Toward a Standardized Representation for Deep Learning Collective Algorithms — Detailed Summary
Jinsun Yoo, William Won, Meghan Cowan, Nan Jiang, Benjamin Klenk, Srinivas Sridharan, Tushar Krishna | Georgia Institute of Technology + NVIDIA | IEEE Micro, Vol. 45, Issue 2 (March/April 2025), Theme Article: Hot Interconnects 31 | DOI: 10.1109/MM.2025.3547363
Per-section summary organized by paper headings. Each section includes paragraph-level bullet points and exact quantitative results where the paper provides them.
Abstract
- The explosion of ML model size has forced training onto distributed clusters at very large scale; collective communication has emerged as a primary bottleneck.
- Many tools attempt to optimize collective-algorithm production and collective execution, but each tool uses its own representation — MSCCLang has MSCCL-IR (XML), TACCL has its solver output, TACOS has the Time-Expanded-Network (TEN) format — and downstream consumers (MSCCL-Runtime, ASTRA-sim) each implement their own internal collective algorithms.
- The fragmentation balkanizes the optimization environment: every new algorithm must be re-encoded for every consumer, and every consumer must re-implement every algorithm it wants to support.
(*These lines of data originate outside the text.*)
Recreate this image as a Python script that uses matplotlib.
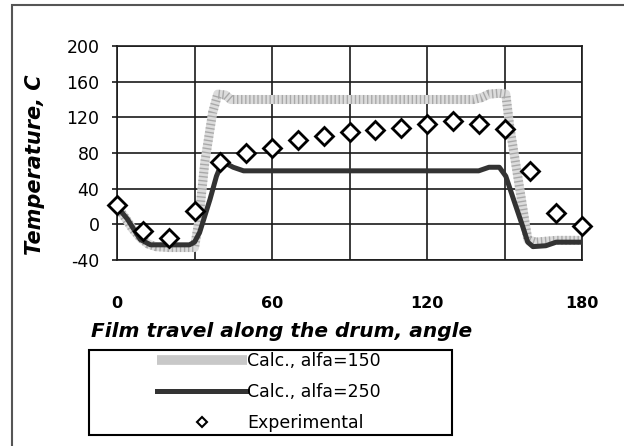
import matplotlib
matplotlib.use("Agg")
import matplotlib.pyplot as plt
from matplotlib.lines import Line2D
from matplotlib.patches import Rectangle

plt.rcParams['axes.unicode_minus'] = False

# Calculated temperature, alfa=150
x_a150 = [0, 3, 6, 9, 12, 15, 20, 25, 30, 31.5, 34, 37, 39, 42, 44, 60, 80, 100, 120, 138, 141, 144, 148, 150.5,
          152, 155.5, 159, 162, 170, 180]
t_a150 = [20, 8, -5, -15, -22, -25, -26, -26, -26, 0, 70, 125, 146, 145, 140, 140, 140, 140, 140, 140, 142, 146, 147, 146,
          110, 47, -17, -20, -18, -18]

# Calculated temperature, alfa=250
x_a250 = [0, 4, 9, 13, 20, 28, 30, 32, 36, 38.5, 40.5, 43, 45, 49, 60, 80, 100, 120, 140, 144, 148, 150.5, 153.5,
          157, 159, 161, 166, 170, 180]
t_a250 = [20, 6, -17, -23, -23, -23, -20, -9, 28, 54, 68, 67, 64, 60, 60, 60, 60, 60, 60, 64, 64, 54, 28,
          -2, -20, -25, -24, -20, -20]

# Experimental points
x_exp = [0, 10, 20, 30, 40, 50, 60, 70, 80, 90, 100, 110, 120, 130, 140, 150, 160, 170, 180]
t_exp = [22, -8, -15, 15, 70, 80, 86, 95, 99, 103, 106, 108, 113, 116, 113, 107, 60, 13, -2]

x_ticks = [0, 30, 60, 90, 120, 150, 180]
x_labels = ['0', '', '60', '', '120', '', '180']
y_ticks = [-40, 0, 40, 80, 120, 160, 200]

fig = plt.figure(figsize=(6.24, 4.46), dpi=100)
ax = fig.add_axes([117/624, 1-260/446, 465/624, 214/446])

# stippled light grey band
ax.plot(x_a150, t_a150, color='#dcdcdc', lw=6.5, solid_capstyle='butt', zorder=2)
ax.plot(x_a150, t_a150, color='#a8a8a8', lw=6.5, linestyle=(0, (0.15, 0.3)), zorder=2)
ax.plot(x_a250, t_a250, color='#333333', lw=3.6, zorder=3)
ax.plot(x_exp, t_exp, linestyle='none', marker='D', markersize=9.5, markerfacecolor='white',
        markeredgecolor='black', markeredgewidth=2, zorder=4, clip_on=False)

ax.set_xlim(0, 180)
ax.set_ylim(-40, 200)
ax.set_xticks(x_ticks)
ax.set_xticklabels(x_labels, fontweight='bold', fontsize=11.5)
ax.set_yticks(y_ticks)
ax.tick_params(axis='x', length=0, pad=26)
ax.tick_params(axis='y', length=3.6, width=1.2, pad=9, labelsize=12.5, color='#1a1a1a')
ax.grid(True, color='#1a1a1a', lw=1.2)
ax.set_axisbelow(True)
for s in ax.spines.values():
    s.set_color('#1a1a1a')
    s.set_linewidth(1.2)

ax.set_xlabel('Film travel along the drum, angle', fontsize=14.5, fontweight='bold', style='italic')
ax.xaxis.set_label_coords((282-117)/465, (260-322)/214)
ax.set_ylabel('Temperature, C', fontsize=15, fontweight='bold', style='italic')
ax.yaxis.set_label_coords((45-117)/465, (260-165)/214)

# legend box drawn separately
fig.patches.append(Rectangle((89/624, 1-435/446), 363/624, 85/446, transform=fig.transFigure,
                             fill=False, edgecolor='black', lw=1.5))
handles = [Line2D([], [], color='#c8c8c8', lw=7, solid_capstyle='butt'),
           Line2D([], [], color='#333333', lw=3.6),
           Line2D([], [], linestyle='none', marker='D', markersize=5, markerfacecolor='white',
                  markeredgecolor='black', markeredgewidth=1.5)]
fig.legend(handles, ['Calc., alfa=150', 'Calc., alfa=250', 'Experimental'],
           loc='center left', bbox_to_anchor=(157/624, 1-392/446), frameon=False,
           fontsize=12.5, handlelength=5.2, handletextpad=0, labelspacing=0.75,
           borderpad=0, borderaxespad=0, numpoints=1)

# outer chart frame (left and top edges visible)
fig.patches.append(Rectangle((12/624, -0.1), 1.2, 1.1 - 5/446, transform=fig.transFigure,
                             fill=False, edgecolor='#555555', lw=1.5))

fig.savefig('out.png', dpi=100)
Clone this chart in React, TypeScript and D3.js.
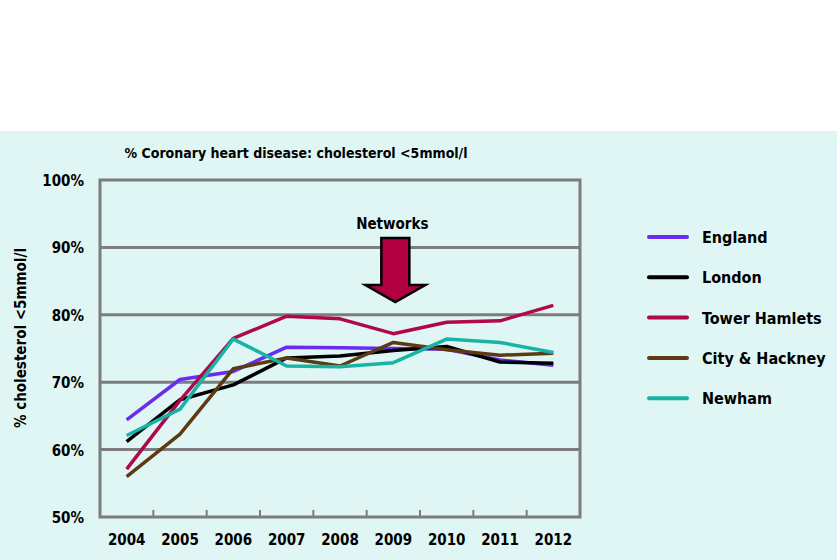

- The paper proposes a standardized workflow built on a common representation: an extension of the Chakra Execution Trace (ET) graph-based format already used to represent distributed-ML workloads.
- The key conceptual move: encode collective algorithms in the same format used for workload operators, so communication messages and compute operators live at the same level of abstraction — enabling fine-grained co-optimization and decoupling producer and consumer tools.
- The proof of concept: simulate algorithms generated by MSCCLang and TACOS through ASTRA-sim across multiple network configurations.
1. Introduction
Background and motivation:
- Deep-learning models have grown into hundreds of billions of parameters, forcing distributed execution across many GPUs/NPUs.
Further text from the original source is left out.